Good morning. The escalation of tensions around Iran is highlighting how a country with a relatively small economy exerts outsized influence on the global stage. That’s in focus today – plus, why the fussbudgets need to relax about stock markets in 2026.

Trade: Canada could boost exports of oil, natural gas and uranium to China under an agreement the two countries signed today during Prime Minister Mark Carney’s visit to Beijing.

Politics: François Legault is stepping down as Quebec Premier after a seven-year run, shaking up the political landscape in the province at a time of deep distress for many businesses.

Data: A security breach last summer affected far more investors than originally believed, Canada’s securities regulator says.

Telecom: Customer complaints have continued to rise among all major carriers, an industry watchdog report has found.

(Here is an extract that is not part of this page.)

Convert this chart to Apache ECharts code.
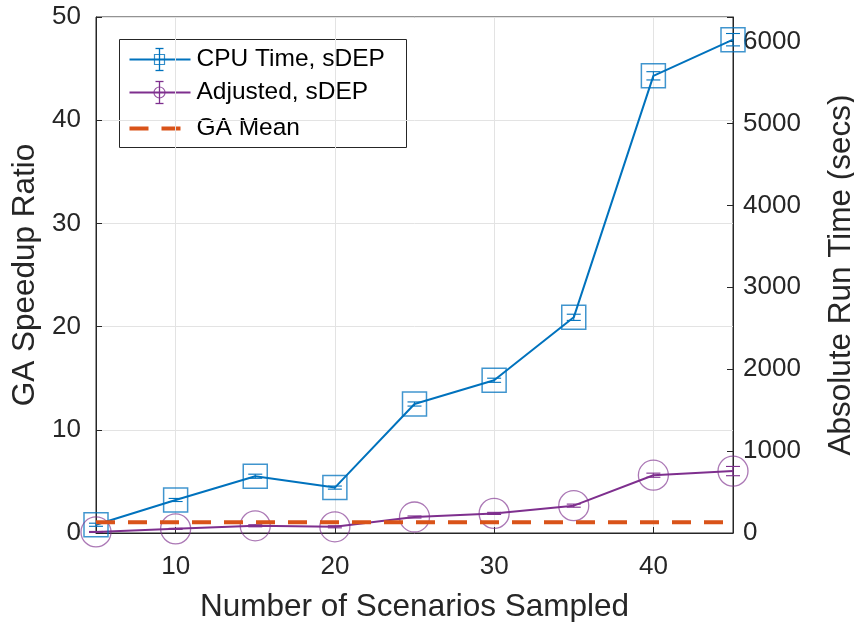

Iranians hold portraits of Ayatollah Ali Khamenei during a funeral for security forces killed in recent protests. ATTA KENARE/AFP/Getty Images

Rising oil prices and new tariff threats from Washington have pushed into focus Iran’s role in energy markets, its trade ties with China, and its place in the economic conflict between Washington and Beijing. These are just some of the key reasons Iran features so routinely in global tensions.

Energy exposure

U.S. sanctions and military threats directed at Iran feed quickly into oil markets, raising price risk for major importers, including China and the United States.

Oil prices barely moved after the U.S. attacked Venezuela, abducted President Nicolás Maduro, and announced plans to seize control of the country’s oil sector. But as protests intensified across Iran and Washington escalated its rhetoric, Brent crude jumped nearly 3 per cent in a single day, rising to US$66 from US$60 a week earlier. (“Brent crude” isn’t one man’s eponymous oil supply, but the world’s main benchmark of oil, reflecting prices across Europe, Africa and much of Asia. Sorry, Brent.)

A large share of the world’s seaborne oil trade passes through the Strait of Hormuz, a narrow waterway bordered by Iran that connects the Persian Gulf to global markets. Prices factor in the risk that oil could be delayed or blocked at that chokepoint even without an immediate supply disruption.

A worst-case scenario involving military strikes, Capital Economics warned in a report yesterday, could lift prices by US$20 from its close yesterday of about US$63. And that’s not to mention years-long concerns about the country’s nuclear ambitions.

Sanctions, shadow trade, and China’s role

About 30 per cent of Iran’s exports are shipped to China, its largest trading partner by a wide margin. Chinese customs data show imports from Iran worth roughly US$47-billion last year – a modest sum for China’s overall trade, but by far Tehran’s most important commercial relationship – dominated by petroleum products and industrial metals.

Much of that trade now runs through smaller private companies. China’s large state-owned oil companies pulled back from Iran in 2022 to avoid U.S. secondary sanctions, which threaten foreign companies’ access to U.S. banking, shipping and financial markets.

That defection left sanctioned crude up for grabs to outfits operating outside mainstream financing, insurance and shipping channels. Many of those companies are Chinese private traders that have also handled Venezuelan oil and are accused of disguising cargo origins, keeping Iranian exports moving while limiting China’s direct exposure.

newsletter chart

Iran’s uneasy economic future

Trump’s threats against Iran have laid bare the limits of economic pressure against the authoritarian regime. The U.S. President said last week that countries doing business with Iran would face a 25-per-cent tariff on trade with the U.S. But he did not specify how the tariff would be applied, which of the more than 100 countries that trade with Iran would be targeted, or whether it would be imposed on top of existing levies. Hey, that sounds familiar!

How do you enforce tariffs if Iran is using shadow shipping networks and dealing off the books? And previous U.S. tariff actions have relied on emergency economic powers that are now facing legal challenges – Canada is eagerly awaiting this Supreme Court ruling, too – complicating the use of similar measures.

Still, pressing harder on Iran’s economy could lead it to a breaking point. Years of sanctions and collapsing investment have driven inflation sharply higher, crushed the currency, and left drought and infrastructure failures to push up food prices and expose shortages. Oil remains the main source of hard currency, but sanctions have cut exports to roughly half their 2018 levels, leaving Tehran with few directions to turn.

Any movement on Iran would ripple through oil markets and place immediate pressure on China, Iran’s largest remaining customer. The most recent chill between the U.S. and China has been setting in since early this century, and hardened even more last week when Washington squeezed Beijing out of the Venezuelan market. Chinese goods entering the U.S. are already subject to elevated tariffs, and Beijing has responded by restricting exports of rare earths.